28 May 2016

Tributes touch truck driver's widow

10:35 am on 28 May 2016

The widow of the truck driver involved in a crash in which three people died says he was her rock, her provider, protector and best friend.

On 25 February Michael Fairclough, 53, was driving a Fonterra milk tanker through Patea in South Taranaki when his truck collided with a car.

Michael Fairclough Photo: SUPPLIED

On 25 February Michael Fairclough, 53, was driving a Fonterra milk tanker through Patea in South Taranaki when his truck collided with a car.

He survived the accident but the car's occupants, Chantelle Giles and siblings John and Cherylene Bayne, died at the scene.

Four days later Michael Fairclough was found dead in his home. His death has been referred to the coroner and is not being treated as suspicious.

His widow, Chrissy, said her husband was devastated when he heard three people had been killed in the accident.

"He was very sad still, in shock I'd say, and then to be told three people had died, he just couldn't handle it. He walked around in a dazed state there for a few days.

"All I could do was tell him that I love him and that I'd be there for him, but he'd already made up his mind that he wasn't the man I'd married and things were never going to be the same."

This week she posted a message via Fonterra's Facebook page thanking those who have supported her since her husband's death - and in particular Hillary Kieft who organised farmers to leave tributes for him at their milk vats and Fi Perez who documented them in a photo album.

The couple, who were married for six years, met at a New Years Eve party in Stratford almost a decade ago.

"We smiled at one another through the crowd sort of thing and he was mine from then on. We just became an item straight away and in no time at all he was my boyfriend."

Chrissy said Michael was a joy to be around.

"He was the most loving, caring guy you could ever meet. He had a big heart, he liked people and he wasn't ashamed to show his affections. If you were a mate, he'd give you a cuddle as you were departing or meet you with a handshake that sort of thing, a real gentleman.

On 25 February Michael Fairclough, 53, was driving a Fonterra milk tanker through Patea in South Taranaki when his truck collided with a car.

Michael and Chrissy Fairclough. Photo: SUPPLIED

"He was so funny. He couldn't go past me without cuddling me or kissing me. Sometimes I was like 'hang on honey I haven't got time'.

"Life was with Michael was happy, really happy, he had his things and I had mine. I had shopping and he had his motorbike but we always came together as one."

Michael was driving for Uhlenberg haulage when the couple met and he had driven trucks in Australia, the US and Japan.

Chrissy said he enjoyed his job at Fonterra where his nickname was Happy Feet because he always had a spring in his step.

"He loved his work. They had their bad days but he never complained about his job. He loved working nights whereas I don't like working nights at all."

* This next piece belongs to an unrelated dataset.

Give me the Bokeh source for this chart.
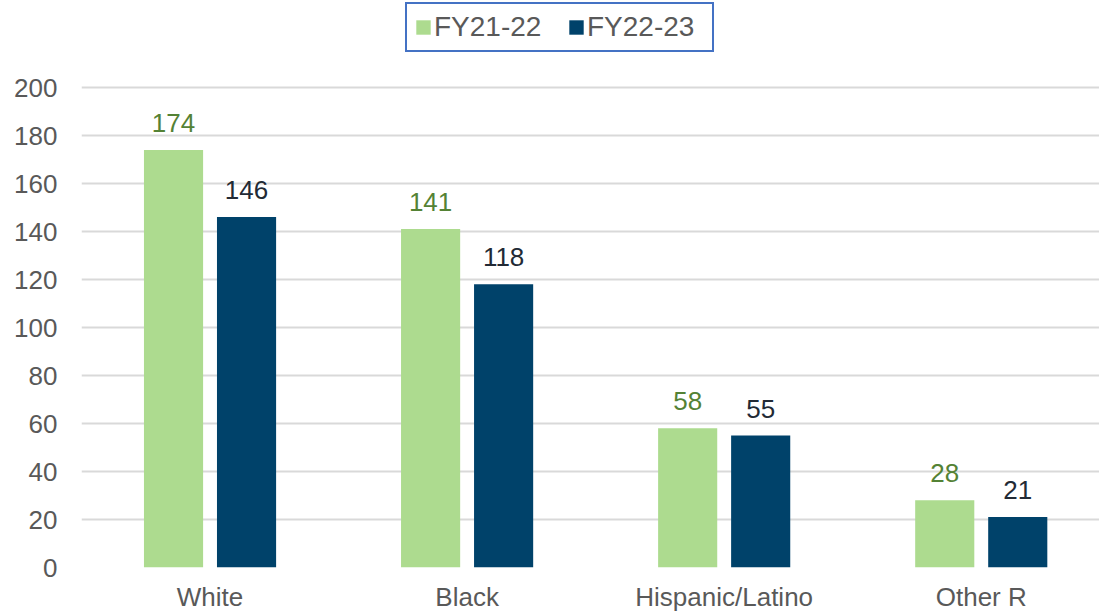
import numpy as np
from bokeh.plotting import figure
from bokeh.models import (ColumnDataSource, Range1d, Legend, LegendItem, LabelSet,
                          FixedTicker)
from bokeh.core.properties import value
from bokeh.embed import file_html
from bokeh.resources import INLINE

categories = ["White", "Black", "Hispanic/Latino", "Other R"]
fy21_22 = [174, 141, 58, 28]
fy22_23 = [146, 118, 55, 21]
series_names = ["FY21-22", "FY22-23"]
y_ticks = [0, 20, 40, 60, 80, 100, 120, 140, 160, 180, 200]

GREEN = "#ADDB8F"
NAVY = "#00426A"
FONT = "Liberation Sans"

centers = np.arange(len(categories)) + 0.5
offset = 0.142
bar_w = 0.23

src = ColumnDataSource(dict(
    xa=centers - offset, xb=centers + offset,
    a=fy21_22, b=fy22_23,
    at=[str(v) for v in fy21_22], bt=[str(v) for v in fy22_23],
))

p = figure(x_range=Range1d(0, 3.96), y_range=Range1d(0, 236.25),
           width=1099, height=614, output_backend="svg", toolbar_location=None,
           min_border_left=81, min_border_right=0, min_border_top=0,
           min_border_bottom=47, outline_line_color=None)

r1 = p.vbar(x="xa", top="a", width=bar_w, source=src, fill_color=GREEN, line_color=None)
r2 = p.vbar(x="xb", top="b", width=bar_w, source=src, fill_color=NAVY, line_color=None)

p.add_layout(LabelSet(x="xa", y="a", text="at", source=src, text_align="center",
                      text_baseline="alphabetic", y_offset=18, text_font=value(FONT),
                      text_font_size=value("26px"), text_color="#548235"))
p.add_layout(LabelSet(x="xb", y="b", text="bt", source=src, text_align="center",
                      text_baseline="alphabetic", y_offset=18, text_font=value(FONT),
                      text_font_size=value("26px"), text_color="#222A35"))

p.xaxis.ticker = FixedTicker(ticks=list(centers))
p.xaxis.major_label_overrides = {float(c): n for c, n in zip(centers, categories)}
p.yaxis.ticker = FixedTicker(ticks=y_ticks)

for ax in (p.xaxis, p.yaxis):
    ax.axis_line_color = None
    ax.major_tick_line_color = None
    ax.minor_tick_line_color = None
    ax.major_tick_out = 0
    ax.major_tick_in = 0
    ax.minor_tick_out = 0
    ax.minor_tick_in = 0
    ax.major_label_text_font = FONT
    ax.major_label_text_font_size = "26px"
    ax.major_label_text_color = "#595959"
p.yaxis.major_label_standoff = 24
p.xaxis.major_label_standoff = 14

p.xgrid.grid_line_color = None
p.ygrid.ticker = FixedTicker(ticks=y_ticks)
p.ygrid.grid_line_color = "#D9D9D9"
p.ygrid.grid_line_width = 2

legend = Legend(items=[LegendItem(label=series_names[0], renderers=[r1]),
                       LegendItem(label=series_names[1], renderers=[r2])],
                orientation="horizontal", location=(324, 515),
                label_text_font=FONT, label_text_font_size="28px",
                label_text_color="#595959", glyph_width=18, glyph_height=18,
                label_standoff=2, label_width=118, spacing=15, padding=7, margin=0,
                border_line_color="#4472C4", border_line_width=2,
                border_line_alpha=1.0, background_fill_alpha=1)
p.add_layout(legend, "center")

open("out.html", "w").write(file_html(p, INLINE))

His passion however was his motorcycle.

"He loved his Harleys, the last one he owned it was his baby. I caught him talking to it once, telling it how gorgeous it was.

"We didn't own it when we got married but we had our wedding photos taken on that particular bike."

Now Chrissy was getting used to life without the man she thought she would grow old with.

"He was my rock, he was my provider, my protector and my best friend."

An operator at Fonterra's Collingwood Street plant in Eltham, Chrissy's not been back to work yet and admits to being scared about what the future holds.

"I was a bit zombied out there for a while, having panic attacks, just really lonely, really afraid. Mostly really afraid all the time. Afraid of what else could go wrong in my life.

"I'd lost the biggest part of my life. It happens in a flash and you don't realise you can lose something so fast."

Her daughter and grandchildren now live with Chrissy in Stratford, and she is planning a gradual return to work.

She did not blame anyone for Michael's death, and it was a reminder to reach out and tell those close to you how much you loved them.

"Keep any eye on people when they're down. Try to talk to them, hug them and tell them they are wanted."